• **WHAT TO PRODUCE**: Repeat the records below exactly, from the first line through the line containing "x2=alt.value(x2), y=alt.value(y), y2=alt.value(y2))", and leave out any pictures.

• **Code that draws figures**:
• • • •

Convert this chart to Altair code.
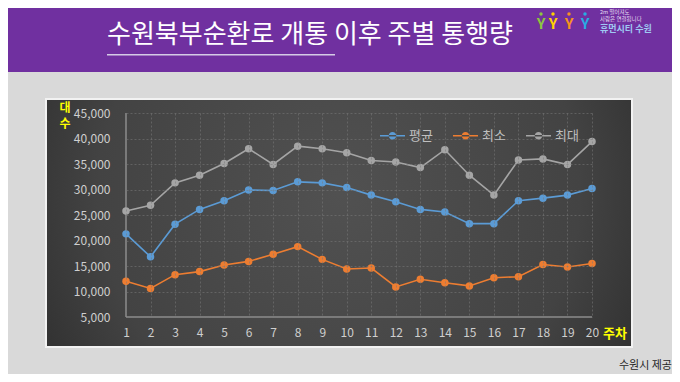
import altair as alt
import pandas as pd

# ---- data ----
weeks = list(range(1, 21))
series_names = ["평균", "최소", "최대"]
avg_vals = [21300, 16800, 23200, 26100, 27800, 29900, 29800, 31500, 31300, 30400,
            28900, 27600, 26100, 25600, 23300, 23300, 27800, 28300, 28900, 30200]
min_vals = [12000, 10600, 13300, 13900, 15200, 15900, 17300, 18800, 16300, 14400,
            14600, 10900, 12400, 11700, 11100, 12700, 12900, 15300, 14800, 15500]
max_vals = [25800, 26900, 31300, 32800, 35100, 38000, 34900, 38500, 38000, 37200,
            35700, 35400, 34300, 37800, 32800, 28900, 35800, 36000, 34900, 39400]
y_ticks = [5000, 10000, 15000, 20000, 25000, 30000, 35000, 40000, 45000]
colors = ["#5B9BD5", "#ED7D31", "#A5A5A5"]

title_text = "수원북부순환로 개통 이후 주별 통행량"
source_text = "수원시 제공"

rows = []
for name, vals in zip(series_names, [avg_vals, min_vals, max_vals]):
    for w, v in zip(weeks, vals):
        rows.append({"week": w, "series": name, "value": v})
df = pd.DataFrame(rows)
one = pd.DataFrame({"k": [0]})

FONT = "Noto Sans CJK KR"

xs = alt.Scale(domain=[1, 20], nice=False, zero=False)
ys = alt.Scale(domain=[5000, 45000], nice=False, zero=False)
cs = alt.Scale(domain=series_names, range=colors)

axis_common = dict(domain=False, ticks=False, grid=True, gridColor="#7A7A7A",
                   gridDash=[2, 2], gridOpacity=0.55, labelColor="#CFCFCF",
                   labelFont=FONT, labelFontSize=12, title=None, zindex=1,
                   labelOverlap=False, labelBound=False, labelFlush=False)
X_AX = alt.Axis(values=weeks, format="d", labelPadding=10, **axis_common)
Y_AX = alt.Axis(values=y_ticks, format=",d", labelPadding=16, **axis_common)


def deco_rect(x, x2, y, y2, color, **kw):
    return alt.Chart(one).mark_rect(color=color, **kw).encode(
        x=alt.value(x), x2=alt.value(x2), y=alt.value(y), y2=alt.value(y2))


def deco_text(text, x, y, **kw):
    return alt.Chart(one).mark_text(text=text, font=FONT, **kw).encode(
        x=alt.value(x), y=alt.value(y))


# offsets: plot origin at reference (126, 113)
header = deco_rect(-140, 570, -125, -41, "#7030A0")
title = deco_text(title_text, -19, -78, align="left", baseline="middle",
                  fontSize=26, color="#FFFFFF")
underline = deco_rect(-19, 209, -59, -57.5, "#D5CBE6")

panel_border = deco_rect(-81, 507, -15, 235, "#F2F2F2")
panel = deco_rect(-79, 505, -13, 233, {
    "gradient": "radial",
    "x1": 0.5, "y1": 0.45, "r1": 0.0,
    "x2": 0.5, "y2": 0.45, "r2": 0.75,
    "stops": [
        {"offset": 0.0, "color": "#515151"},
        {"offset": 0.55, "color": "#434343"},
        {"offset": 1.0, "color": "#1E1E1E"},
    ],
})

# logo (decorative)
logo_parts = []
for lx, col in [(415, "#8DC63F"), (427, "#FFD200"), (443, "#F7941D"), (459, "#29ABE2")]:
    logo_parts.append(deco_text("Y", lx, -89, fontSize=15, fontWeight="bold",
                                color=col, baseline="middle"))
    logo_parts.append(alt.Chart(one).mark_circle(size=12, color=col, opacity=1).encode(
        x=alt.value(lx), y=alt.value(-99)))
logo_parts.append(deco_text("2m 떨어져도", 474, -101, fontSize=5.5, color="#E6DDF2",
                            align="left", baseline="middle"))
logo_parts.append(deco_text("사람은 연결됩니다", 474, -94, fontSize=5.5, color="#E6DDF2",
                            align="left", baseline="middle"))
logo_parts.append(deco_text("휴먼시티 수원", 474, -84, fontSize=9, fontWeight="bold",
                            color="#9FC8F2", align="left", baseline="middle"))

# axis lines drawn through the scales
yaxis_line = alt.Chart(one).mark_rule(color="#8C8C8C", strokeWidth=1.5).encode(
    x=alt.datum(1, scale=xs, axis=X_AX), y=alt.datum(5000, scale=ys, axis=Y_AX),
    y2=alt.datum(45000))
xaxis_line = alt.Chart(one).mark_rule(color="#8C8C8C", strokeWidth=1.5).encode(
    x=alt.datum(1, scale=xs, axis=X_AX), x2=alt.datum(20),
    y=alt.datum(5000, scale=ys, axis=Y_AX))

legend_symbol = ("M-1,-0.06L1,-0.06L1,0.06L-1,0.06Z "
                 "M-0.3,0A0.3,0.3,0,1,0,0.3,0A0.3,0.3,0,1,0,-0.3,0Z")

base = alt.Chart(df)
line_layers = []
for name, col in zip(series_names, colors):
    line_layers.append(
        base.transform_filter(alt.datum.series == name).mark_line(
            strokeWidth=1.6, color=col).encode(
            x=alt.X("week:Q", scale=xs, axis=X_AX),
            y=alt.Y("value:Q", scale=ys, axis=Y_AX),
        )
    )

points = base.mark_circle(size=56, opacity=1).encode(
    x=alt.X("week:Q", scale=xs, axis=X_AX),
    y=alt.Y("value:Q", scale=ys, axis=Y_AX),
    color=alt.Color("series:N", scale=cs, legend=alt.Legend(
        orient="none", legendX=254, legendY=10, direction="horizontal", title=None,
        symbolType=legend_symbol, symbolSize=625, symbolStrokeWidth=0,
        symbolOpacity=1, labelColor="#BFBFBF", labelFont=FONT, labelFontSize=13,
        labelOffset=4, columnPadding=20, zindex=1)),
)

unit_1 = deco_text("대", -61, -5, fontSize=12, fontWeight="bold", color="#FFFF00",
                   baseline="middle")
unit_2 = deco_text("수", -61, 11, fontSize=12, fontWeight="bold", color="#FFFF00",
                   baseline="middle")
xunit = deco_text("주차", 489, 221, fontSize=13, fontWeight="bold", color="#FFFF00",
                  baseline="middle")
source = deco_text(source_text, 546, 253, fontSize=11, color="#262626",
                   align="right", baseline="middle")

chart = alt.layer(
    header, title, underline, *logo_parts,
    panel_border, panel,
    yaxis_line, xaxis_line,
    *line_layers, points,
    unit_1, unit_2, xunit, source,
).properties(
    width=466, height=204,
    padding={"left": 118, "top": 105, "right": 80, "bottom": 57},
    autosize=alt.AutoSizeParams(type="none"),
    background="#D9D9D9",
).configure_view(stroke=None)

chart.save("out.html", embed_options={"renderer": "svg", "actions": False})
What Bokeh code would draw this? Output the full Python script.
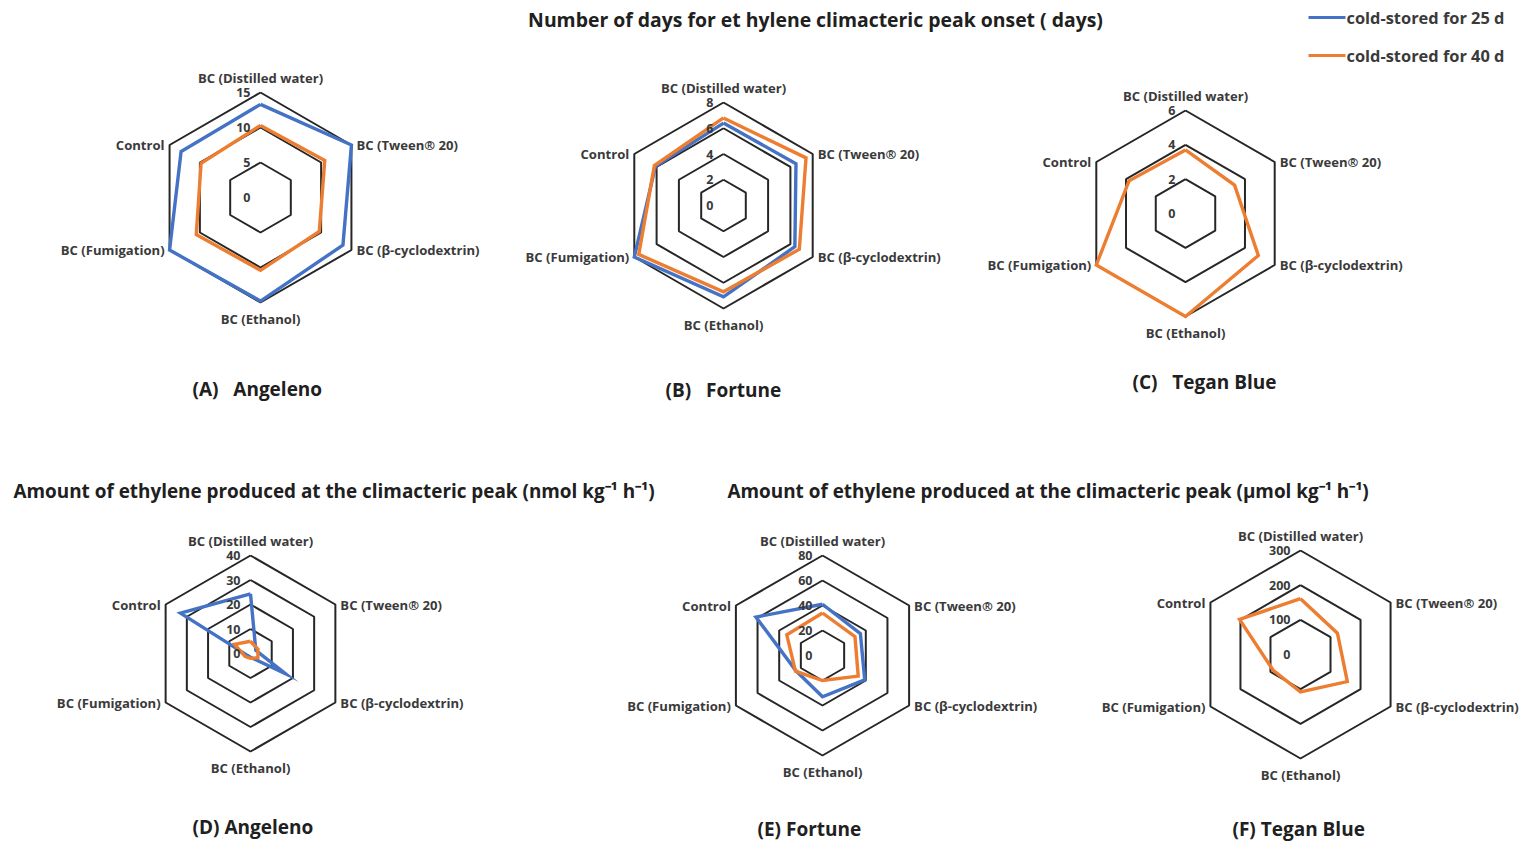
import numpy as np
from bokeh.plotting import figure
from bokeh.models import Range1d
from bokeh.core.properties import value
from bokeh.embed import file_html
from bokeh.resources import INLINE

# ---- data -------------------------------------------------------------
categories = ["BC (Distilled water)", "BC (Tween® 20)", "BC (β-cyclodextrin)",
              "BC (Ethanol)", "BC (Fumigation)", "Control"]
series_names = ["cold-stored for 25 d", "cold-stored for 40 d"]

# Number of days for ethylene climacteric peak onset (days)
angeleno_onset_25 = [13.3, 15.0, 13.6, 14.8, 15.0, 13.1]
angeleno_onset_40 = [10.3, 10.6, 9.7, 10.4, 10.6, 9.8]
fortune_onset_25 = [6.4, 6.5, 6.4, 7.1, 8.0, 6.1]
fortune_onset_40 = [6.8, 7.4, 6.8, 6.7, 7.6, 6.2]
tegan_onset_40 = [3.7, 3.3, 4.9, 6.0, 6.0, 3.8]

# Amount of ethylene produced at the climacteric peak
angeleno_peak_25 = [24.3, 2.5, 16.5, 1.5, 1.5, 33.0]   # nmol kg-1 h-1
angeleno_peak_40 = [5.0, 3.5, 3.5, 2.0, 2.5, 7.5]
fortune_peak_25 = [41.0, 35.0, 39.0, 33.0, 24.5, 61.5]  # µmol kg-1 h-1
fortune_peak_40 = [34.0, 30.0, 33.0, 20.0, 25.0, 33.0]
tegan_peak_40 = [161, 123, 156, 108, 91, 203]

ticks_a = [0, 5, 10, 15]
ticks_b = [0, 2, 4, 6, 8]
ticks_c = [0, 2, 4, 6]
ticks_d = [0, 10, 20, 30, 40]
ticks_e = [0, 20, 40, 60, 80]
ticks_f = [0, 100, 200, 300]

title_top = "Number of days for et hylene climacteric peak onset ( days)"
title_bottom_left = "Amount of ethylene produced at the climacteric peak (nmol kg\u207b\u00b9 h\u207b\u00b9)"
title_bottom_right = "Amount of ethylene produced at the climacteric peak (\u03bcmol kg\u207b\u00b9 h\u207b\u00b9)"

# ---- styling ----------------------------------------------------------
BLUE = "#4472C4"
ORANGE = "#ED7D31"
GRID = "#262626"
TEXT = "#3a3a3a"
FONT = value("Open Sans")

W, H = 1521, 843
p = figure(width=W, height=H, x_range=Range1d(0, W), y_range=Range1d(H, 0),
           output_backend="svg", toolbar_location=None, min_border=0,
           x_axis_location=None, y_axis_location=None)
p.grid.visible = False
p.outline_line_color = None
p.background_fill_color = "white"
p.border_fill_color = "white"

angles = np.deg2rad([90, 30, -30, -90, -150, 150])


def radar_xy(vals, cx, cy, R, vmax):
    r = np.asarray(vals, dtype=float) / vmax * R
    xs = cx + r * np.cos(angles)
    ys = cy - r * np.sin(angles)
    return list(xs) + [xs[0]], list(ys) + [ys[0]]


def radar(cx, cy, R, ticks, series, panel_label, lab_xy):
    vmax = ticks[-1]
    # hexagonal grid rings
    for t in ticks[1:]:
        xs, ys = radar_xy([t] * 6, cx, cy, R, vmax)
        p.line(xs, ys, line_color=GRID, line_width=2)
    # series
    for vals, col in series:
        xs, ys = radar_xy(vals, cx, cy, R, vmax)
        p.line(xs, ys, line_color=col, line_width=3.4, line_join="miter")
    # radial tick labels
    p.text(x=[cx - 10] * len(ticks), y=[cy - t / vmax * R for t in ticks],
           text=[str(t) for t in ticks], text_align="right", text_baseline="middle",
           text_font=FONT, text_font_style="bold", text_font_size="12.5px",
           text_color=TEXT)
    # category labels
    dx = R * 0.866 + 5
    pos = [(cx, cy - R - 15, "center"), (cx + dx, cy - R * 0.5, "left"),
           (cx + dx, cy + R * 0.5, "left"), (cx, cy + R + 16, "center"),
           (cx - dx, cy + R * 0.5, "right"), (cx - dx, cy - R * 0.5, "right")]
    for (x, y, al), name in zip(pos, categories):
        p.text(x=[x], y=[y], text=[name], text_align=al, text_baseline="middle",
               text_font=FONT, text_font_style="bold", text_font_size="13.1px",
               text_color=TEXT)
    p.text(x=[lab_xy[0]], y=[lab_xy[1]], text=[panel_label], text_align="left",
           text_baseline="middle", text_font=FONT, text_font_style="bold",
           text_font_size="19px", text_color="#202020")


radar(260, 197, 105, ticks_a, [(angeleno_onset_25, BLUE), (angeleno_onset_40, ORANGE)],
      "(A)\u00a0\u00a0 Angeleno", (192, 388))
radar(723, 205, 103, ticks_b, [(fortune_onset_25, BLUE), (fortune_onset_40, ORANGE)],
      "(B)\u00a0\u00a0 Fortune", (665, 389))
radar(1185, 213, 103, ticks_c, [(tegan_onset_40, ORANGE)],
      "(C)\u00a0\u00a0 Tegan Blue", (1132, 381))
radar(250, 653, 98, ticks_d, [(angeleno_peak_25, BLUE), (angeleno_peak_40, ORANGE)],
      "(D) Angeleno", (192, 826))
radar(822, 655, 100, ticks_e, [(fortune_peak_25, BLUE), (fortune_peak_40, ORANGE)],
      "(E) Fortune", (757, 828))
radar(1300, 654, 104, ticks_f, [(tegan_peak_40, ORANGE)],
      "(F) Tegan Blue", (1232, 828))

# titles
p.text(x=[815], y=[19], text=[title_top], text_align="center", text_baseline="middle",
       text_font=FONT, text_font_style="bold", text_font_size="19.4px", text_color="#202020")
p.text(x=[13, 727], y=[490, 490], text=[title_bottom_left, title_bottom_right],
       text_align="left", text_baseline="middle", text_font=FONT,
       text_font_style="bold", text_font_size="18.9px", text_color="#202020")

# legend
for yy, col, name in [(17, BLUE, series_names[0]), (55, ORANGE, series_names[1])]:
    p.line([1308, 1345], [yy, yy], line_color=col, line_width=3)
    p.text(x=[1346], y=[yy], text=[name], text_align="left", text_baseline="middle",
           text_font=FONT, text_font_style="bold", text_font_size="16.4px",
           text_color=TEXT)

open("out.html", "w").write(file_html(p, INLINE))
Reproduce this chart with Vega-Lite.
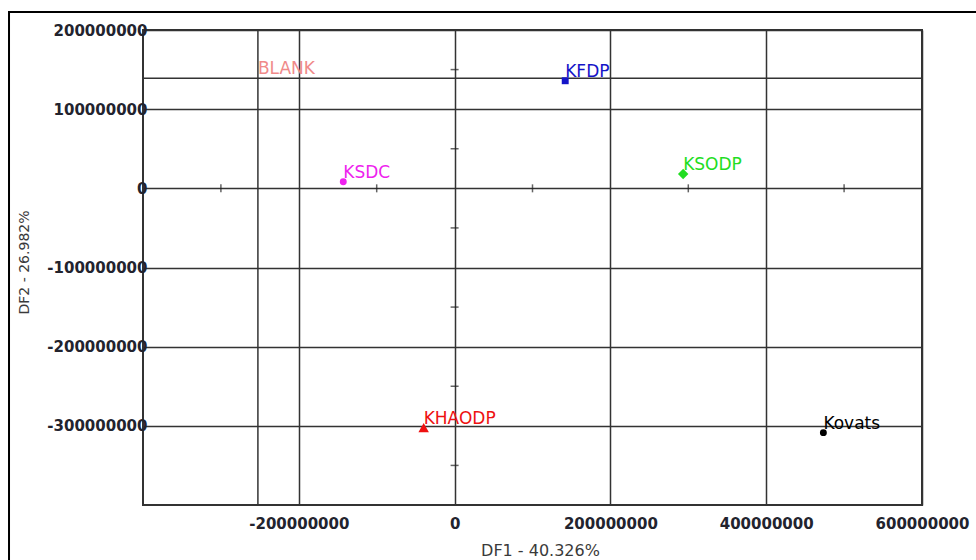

• • • •

• **THE ANSWER**:
Convert this chart to Altair code.
import altair as alt
import pandas as pd

# ---- data ----
weeks = list(range(1, 21))
series_names = ["평균", "최소", "최대"]
avg_vals = [21300, 16800, 23200, 26100, 27800, 29900, 29800, 31500, 31300, 30400,
            28900, 27600, 26100, 25600, 23300, 23300, 27800, 28300, 28900, 30200]
min_vals = [12000, 10600, 13300, 13900, 15200, 15900, 17300, 18800, 16300, 14400,
            14600, 10900, 12400, 11700, 11100, 12700, 12900, 15300, 14800, 15500]
max_vals = [25800, 26900, 31300, 32800, 35100, 38000, 34900, 38500, 38000, 37200,
            35700, 35400, 34300, 37800, 32800, 28900, 35800, 36000, 34900, 39400]
y_ticks = [5000, 10000, 15000, 20000, 25000, 30000, 35000, 40000, 45000]
colors = ["#5B9BD5", "#ED7D31", "#A5A5A5"]

title_text = "수원북부순환로 개통 이후 주별 통행량"
source_text = "수원시 제공"

rows = []
for name, vals in zip(series_names, [avg_vals, min_vals, max_vals]):
    for w, v in zip(weeks, vals):
        rows.append({"week": w, "series": name, "value": v})
df = pd.DataFrame(rows)
one = pd.DataFrame({"k": [0]})

FONT = "Noto Sans CJK KR"

xs = alt.Scale(domain=[1, 20], nice=False, zero=False)
ys = alt.Scale(domain=[5000, 45000], nice=False, zero=False)
cs = alt.Scale(domain=series_names, range=colors)

axis_common = dict(domain=False, ticks=False, grid=True, gridColor="#7A7A7A",
                   gridDash=[2, 2], gridOpacity=0.55, labelColor="#CFCFCF",
                   labelFont=FONT, labelFontSize=12, title=None, zindex=1,
                   labelOverlap=False, labelBound=False, labelFlush=False)
X_AX = alt.Axis(values=weeks, format="d", labelPadding=10, **axis_common)
Y_AX = alt.Axis(values=y_ticks, format=",d", labelPadding=16, **axis_common)


def deco_rect(x, x2, y, y2, color, **kw):
    return alt.Chart(one).mark_rect(color=color, **kw).encode(
        x=alt.value(x), x2=alt.value(x2), y=alt.value(y), y2=alt.value(y2))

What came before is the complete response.